__Records provided__.
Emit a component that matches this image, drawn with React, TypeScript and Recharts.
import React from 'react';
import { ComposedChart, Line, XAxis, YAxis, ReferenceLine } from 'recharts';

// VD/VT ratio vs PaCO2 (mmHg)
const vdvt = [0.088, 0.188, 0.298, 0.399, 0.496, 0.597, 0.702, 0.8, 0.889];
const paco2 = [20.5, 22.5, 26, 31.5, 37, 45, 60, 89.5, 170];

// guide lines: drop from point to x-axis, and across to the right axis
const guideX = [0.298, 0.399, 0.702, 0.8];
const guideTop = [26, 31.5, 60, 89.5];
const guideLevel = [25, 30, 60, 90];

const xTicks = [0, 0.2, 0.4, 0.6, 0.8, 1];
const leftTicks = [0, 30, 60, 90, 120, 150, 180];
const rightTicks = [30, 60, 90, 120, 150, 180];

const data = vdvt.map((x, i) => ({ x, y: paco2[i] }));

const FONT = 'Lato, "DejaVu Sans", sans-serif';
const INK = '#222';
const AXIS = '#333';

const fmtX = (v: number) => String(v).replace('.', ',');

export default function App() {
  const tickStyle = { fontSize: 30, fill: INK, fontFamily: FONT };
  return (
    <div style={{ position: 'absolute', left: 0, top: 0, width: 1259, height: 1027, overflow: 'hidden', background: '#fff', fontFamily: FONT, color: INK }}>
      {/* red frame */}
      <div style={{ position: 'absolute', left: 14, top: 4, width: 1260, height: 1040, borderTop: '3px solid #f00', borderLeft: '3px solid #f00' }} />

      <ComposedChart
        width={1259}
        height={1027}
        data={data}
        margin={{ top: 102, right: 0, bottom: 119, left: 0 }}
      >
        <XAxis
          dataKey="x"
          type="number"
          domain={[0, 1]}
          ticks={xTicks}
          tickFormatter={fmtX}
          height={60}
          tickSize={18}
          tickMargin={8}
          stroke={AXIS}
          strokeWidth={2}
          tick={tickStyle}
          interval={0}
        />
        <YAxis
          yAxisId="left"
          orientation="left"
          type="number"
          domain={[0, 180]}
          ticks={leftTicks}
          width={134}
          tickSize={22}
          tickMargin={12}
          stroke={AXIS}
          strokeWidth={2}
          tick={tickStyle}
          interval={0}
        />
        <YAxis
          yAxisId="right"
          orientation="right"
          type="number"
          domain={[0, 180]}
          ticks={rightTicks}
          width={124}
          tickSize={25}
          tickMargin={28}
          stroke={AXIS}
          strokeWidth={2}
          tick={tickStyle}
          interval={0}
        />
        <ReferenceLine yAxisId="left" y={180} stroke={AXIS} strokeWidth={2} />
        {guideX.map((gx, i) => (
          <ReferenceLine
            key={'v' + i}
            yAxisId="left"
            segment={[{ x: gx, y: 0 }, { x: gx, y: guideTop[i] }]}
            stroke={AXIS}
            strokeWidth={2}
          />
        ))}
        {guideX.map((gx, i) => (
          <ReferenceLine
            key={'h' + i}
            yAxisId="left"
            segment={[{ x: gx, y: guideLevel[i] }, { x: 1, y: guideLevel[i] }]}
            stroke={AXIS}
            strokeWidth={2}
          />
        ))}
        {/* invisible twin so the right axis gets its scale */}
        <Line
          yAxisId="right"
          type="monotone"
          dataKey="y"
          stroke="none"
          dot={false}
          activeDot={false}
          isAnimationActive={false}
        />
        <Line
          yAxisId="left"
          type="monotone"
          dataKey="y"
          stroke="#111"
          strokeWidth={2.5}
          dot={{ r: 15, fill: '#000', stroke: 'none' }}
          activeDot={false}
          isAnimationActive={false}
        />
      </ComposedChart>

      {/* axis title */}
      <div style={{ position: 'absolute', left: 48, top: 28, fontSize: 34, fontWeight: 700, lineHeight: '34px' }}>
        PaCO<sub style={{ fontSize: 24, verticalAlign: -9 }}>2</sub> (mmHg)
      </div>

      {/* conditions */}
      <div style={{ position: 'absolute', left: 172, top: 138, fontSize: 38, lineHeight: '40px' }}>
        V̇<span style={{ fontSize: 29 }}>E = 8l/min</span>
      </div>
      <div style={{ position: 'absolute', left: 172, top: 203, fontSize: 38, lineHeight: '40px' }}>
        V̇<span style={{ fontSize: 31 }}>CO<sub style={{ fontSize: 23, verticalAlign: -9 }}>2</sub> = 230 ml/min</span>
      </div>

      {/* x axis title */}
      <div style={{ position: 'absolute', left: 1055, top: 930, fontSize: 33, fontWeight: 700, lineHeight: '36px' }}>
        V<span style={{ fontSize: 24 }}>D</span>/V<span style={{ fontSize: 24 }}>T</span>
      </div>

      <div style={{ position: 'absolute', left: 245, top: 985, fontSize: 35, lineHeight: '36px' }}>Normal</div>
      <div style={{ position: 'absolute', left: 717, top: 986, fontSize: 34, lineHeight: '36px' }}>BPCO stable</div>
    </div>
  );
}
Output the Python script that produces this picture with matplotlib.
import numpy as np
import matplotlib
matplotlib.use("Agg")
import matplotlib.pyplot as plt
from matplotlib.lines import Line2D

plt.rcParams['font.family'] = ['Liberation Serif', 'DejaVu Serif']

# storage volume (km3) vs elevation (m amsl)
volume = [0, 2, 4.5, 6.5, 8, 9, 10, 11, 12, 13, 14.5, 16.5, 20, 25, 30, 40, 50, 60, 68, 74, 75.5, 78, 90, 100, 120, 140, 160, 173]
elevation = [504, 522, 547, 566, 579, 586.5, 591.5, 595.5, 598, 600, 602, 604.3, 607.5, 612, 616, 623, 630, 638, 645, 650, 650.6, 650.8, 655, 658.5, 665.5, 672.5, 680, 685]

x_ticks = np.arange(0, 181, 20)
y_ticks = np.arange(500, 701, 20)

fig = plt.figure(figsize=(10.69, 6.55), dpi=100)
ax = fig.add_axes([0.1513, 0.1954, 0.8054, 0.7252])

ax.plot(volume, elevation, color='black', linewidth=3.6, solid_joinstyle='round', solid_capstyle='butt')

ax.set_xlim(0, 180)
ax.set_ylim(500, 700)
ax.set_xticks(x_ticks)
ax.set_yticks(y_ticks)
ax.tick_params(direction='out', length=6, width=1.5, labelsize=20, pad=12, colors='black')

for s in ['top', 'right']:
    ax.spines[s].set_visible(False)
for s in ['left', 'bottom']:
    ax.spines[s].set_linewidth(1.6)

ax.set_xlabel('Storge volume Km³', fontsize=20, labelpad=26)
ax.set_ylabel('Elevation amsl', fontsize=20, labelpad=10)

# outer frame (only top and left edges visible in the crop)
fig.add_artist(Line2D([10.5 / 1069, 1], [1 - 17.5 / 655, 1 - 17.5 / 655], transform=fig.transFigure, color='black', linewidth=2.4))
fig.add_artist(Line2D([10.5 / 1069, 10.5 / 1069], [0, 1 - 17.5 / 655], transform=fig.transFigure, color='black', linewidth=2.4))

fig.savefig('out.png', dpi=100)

__Directions for this task__. Among the entries above, locate the lines containing "Output the Python" and "ax = fig.add_axes([0.1513, 0.1954, 0.8054, 0.7252])", and transcribe exactly those two lines and all lines between.

__Answer for the task__.
Output the Python script that produces this picture with matplotlib.
import numpy as np
import matplotlib
matplotlib.use("Agg")
import matplotlib.pyplot as plt
from matplotlib.lines import Line2D

plt.rcParams['font.family'] = ['Liberation Serif', 'DejaVu Serif']

# storage volume (km3) vs elevation (m amsl)
volume = [0, 2, 4.5, 6.5, 8, 9, 10, 11, 12, 13, 14.5, 16.5, 20, 25, 30, 40, 50, 60, 68, 74, 75.5, 78, 90, 100, 120, 140, 160, 173]
elevation = [504, 522, 547, 566, 579, 586.5, 591.5, 595.5, 598, 600, 602, 604.3, 607.5, 612, 616, 623, 630, 638, 645, 650, 650.6, 650.8, 655, 658.5, 665.5, 672.5, 680, 685]

x_ticks = np.arange(0, 181, 20)
y_ticks = np.arange(500, 701, 20)

fig = plt.figure(figsize=(10.69, 6.55), dpi=100)
ax = fig.add_axes([0.1513, 0.1954, 0.8054, 0.7252])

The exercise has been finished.